_Given problem_:
Take every line from the first down to the line with "e_totale = [0, 0, 110, 0, 0]" and set it down exactly, without the pictures.

_Data extract_:
========================================================================
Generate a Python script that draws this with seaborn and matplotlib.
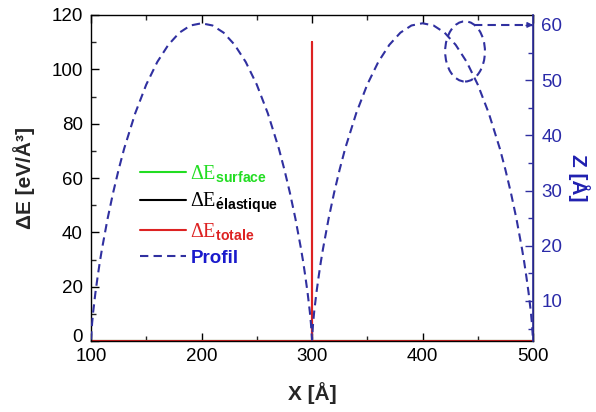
import matplotlib
matplotlib.use("Agg")
import matplotlib.pyplot as plt
from matplotlib.patches import Ellipse
from matplotlib.lines import Line2D
from matplotlib.ticker import MultipleLocator
import matplotlib.transforms as mtransforms
import seaborn as sns
import pandas as pd

# energy curves (all zero except the spike at the junction x = 300)
x_energy = [100, 300, 300, 300, 500]
e_surface = [0, 0, 0, 0, 0]
e_elastique = [0, 0, 0, 0, 0]
e_totale = [0, 0, 110, 0, 0]

# surface profile Z(x), two arches
x_profil = [100, 101, 102, 104, 106, 108, 110, 115, 120, 125, 130, 140, 150, 160, 170, 180, 190,
            200, 210, 220, 230, 240, 250, 260, 270, 275, 280, 285, 290, 292, 294, 296, 298, 299, 300,
            301, 302, 304, 306, 308, 310, 315, 320, 325, 330, 340, 350, 360, 370, 380, 390,
            400, 410, 420, 430, 440, 450, 460, 470, 475, 480, 485, 490, 492, 494, 496, 498, 499, 500]
z_profil = [3.0, 6.0, 8.1, 11.5, 14.4, 17.1, 19.5, 24.9, 29.6, 33.8, 37.6, 44.0, 49.2, 53.3, 56.4, 58.6, 59.9,
            60.3, 59.9, 58.6, 56.4, 53.3, 49.2, 44.0, 37.6, 33.8, 29.6, 24.9, 19.5, 17.1, 14.4, 11.5, 8.1, 6.0, 3.0,
            6.0, 8.1, 11.5, 14.4, 17.1, 19.5, 24.9, 29.6, 33.8, 37.6, 44.0, 49.2, 53.3, 56.4, 58.6, 59.9,
            60.3, 59.9, 58.6, 56.4, 53.3, 49.2, 44.0, 37.6, 33.8, 29.6, 24.9, 19.5, 17.1, 14.4, 11.5, 8.1, 6.0, 3.0]

green = "#22dd22"
red = "#dd2222"
blue_line = "#3030a0"
blue_txt = "#2a2aa8"

sns.set_theme(style="white")
plt.rcParams["font.family"] = ["Liberation Sans", "DejaVu Sans"]
plt.rcParams["mathtext.fontset"] = "custom"
plt.rcParams["mathtext.rm"] = "Liberation Serif"
plt.rcParams["mathtext.bf"] = "Liberation Sans:bold"

df_e = pd.DataFrame({"x": x_energy, "surf": e_surface, "ela": e_elastique, "tot": e_totale})
df_p = pd.DataFrame({"x": x_profil, "z": z_profil})

fig = plt.figure(figsize=(5.96, 4.12), dpi=100)
ax = fig.add_axes([0.1527, 0.1723, 0.7416, 0.7913])
ax2 = ax.twinx()

sns.lineplot(data=df_e, x="x", y="surf", ax=ax, color=green, lw=1.5, sort=False, estimator=None)
sns.lineplot(data=df_e, x="x", y="ela", ax=ax, color="black", lw=1.5, sort=False, estimator=None)
sns.lineplot(data=df_e, x="x", y="tot", ax=ax, color=red, lw=1.5, sort=False, estimator=None)
sns.lineplot(data=df_p, x="x", y="z", ax=ax2, color=blue_line, lw=1.5, sort=False, estimator=None,
             linestyle=(0, (4, 2.5)))

ax.set_xlim(100, 500)
ax.set_ylim(0, 120)
ax2.set_ylim(2.75, 61.8)

ax.xaxis.set_major_locator(MultipleLocator(100))
ax.xaxis.set_minor_locator(MultipleLocator(50))
ax.yaxis.set_major_locator(MultipleLocator(20))
ax.yaxis.set_minor_locator(MultipleLocator(10))
ax2.yaxis.set_major_locator(MultipleLocator(10))
ax2.yaxis.set_minor_locator(MultipleLocator(5))
ax2.set_yticks([10, 20, 30, 40, 50, 60])

ax.tick_params(axis="both", which="major", direction="in", length=6, width=1, labelsize=13.5,
               pad=5, top=True, bottom=True, left=True, colors="black")
ax.tick_params(axis="both", which="minor", direction="in", length=3.5, width=1, top=True, bottom=True, left=True)
ax.tick_params(axis="y", pad=6)
ax.tick_params(axis="x", labeltop=False)
ax2.tick_params(axis="y", which="major", direction="in", length=6, width=1, labelsize=13.5,
                pad=6, colors=blue_line, labelcolor=blue_txt, right=True)
ax2.tick_params(axis="y", which="minor", direction="in", length=3.5, width=1, colors=blue_line, right=True)

# lift the "0" label a little, as in the original, so it sits above "100"
ax.set_yticks([0, 20, 40, 60, 80, 100, 120])
zero_lbl = ax.get_yticklabels()[0]
zero_lbl.set_transform(zero_lbl.get_transform() + mtransforms.ScaledTranslation(0, 4 / 72, fig.dpi_scale_trans))

for s in ax.spines.values():
    s.set_color("black")
    s.set_linewidth(1)
for name, s in ax2.spines.items():
    s.set_visible(name == "right")
ax2.spines["right"].set_color(blue_line)
ax2.spines["right"].set_linewidth(1.2)

ax.set_xlabel("X [Å]", fontsize=15, fontweight="bold", labelpad=12)
ax.set_ylabel("ΔE [eV/Å³]", fontsize=15, fontweight="bold", labelpad=12)
ax2.set_ylabel("Z [Å]", fontsize=15, fontweight="bold", color="#2020b0", rotation=270, labelpad=20)

# dashed ellipse and arrow pointing at the right axis
ell = Ellipse((438.5, 55.2), width=36, height=10.9, fill=False, ls=(0, (4, 2.5)), lw=1.5,
              ec=blue_line, transform=ax2.transData)
ax2.add_patch(ell)
ax2.plot([447, 497], [60, 60], ls=(0, (4, 2.5)), lw=1.5, color=blue_line)
ax2.annotate("", xy=(500, 60), xytext=(495, 60),
             arrowprops=dict(arrowstyle="-|>", color=blue_line, lw=1, mutation_scale=8))

handles = [Line2D([], [], color=green, lw=1.5),
           Line2D([], [], color="black", lw=1.5),
           Line2D([], [], color=red, lw=1.5),
           Line2D([], [], color=blue_line, lw=1.5, ls=(0, (4, 2.5)))]
labels = [r"$\mathrm{\Delta E}_{\mathbf{surface}}$",
          r"$\mathrm{\Delta E}_{\mathbf{\'elastique}}$",
          r"$\mathrm{\Delta E}_{\mathbf{totale}}$",
          "Profil"]
leg = ax2.legend(handles, labels, loc="upper left", bbox_to_anchor=(0.111, 0.545), frameon=False,
                 fontsize=14.5, handlelength=2.3, handletextpad=0.2, labelspacing=0.3,
                 borderpad=0, borderaxespad=0)
for t, c in zip(leg.get_texts(), [green, "black", red, "#1a1acc"]):
    t.set_color(c)
leg.get_texts()[3].set_fontweight("bold")
leg.get_texts()[3].set_fontsize(13.5)

fig.savefig("out.png", dpi=100)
========================================================================
_Exercise output_:
Generate a Python script that draws this with seaborn and matplotlib.
import matplotlib
matplotlib.use("Agg")
import matplotlib.pyplot as plt
from matplotlib.patches import Ellipse
from matplotlib.lines import Line2D
from matplotlib.ticker import MultipleLocator
import matplotlib.transforms as mtransforms
import seaborn as sns
import pandas as pd

# energy curves (all zero except the spike at the junction x = 300)
x_energy = [100, 300, 300, 300, 500]
e_surface = [0, 0, 0, 0, 0]
e_elastique = [0, 0, 0, 0, 0]
e_totale = [0, 0, 110, 0, 0]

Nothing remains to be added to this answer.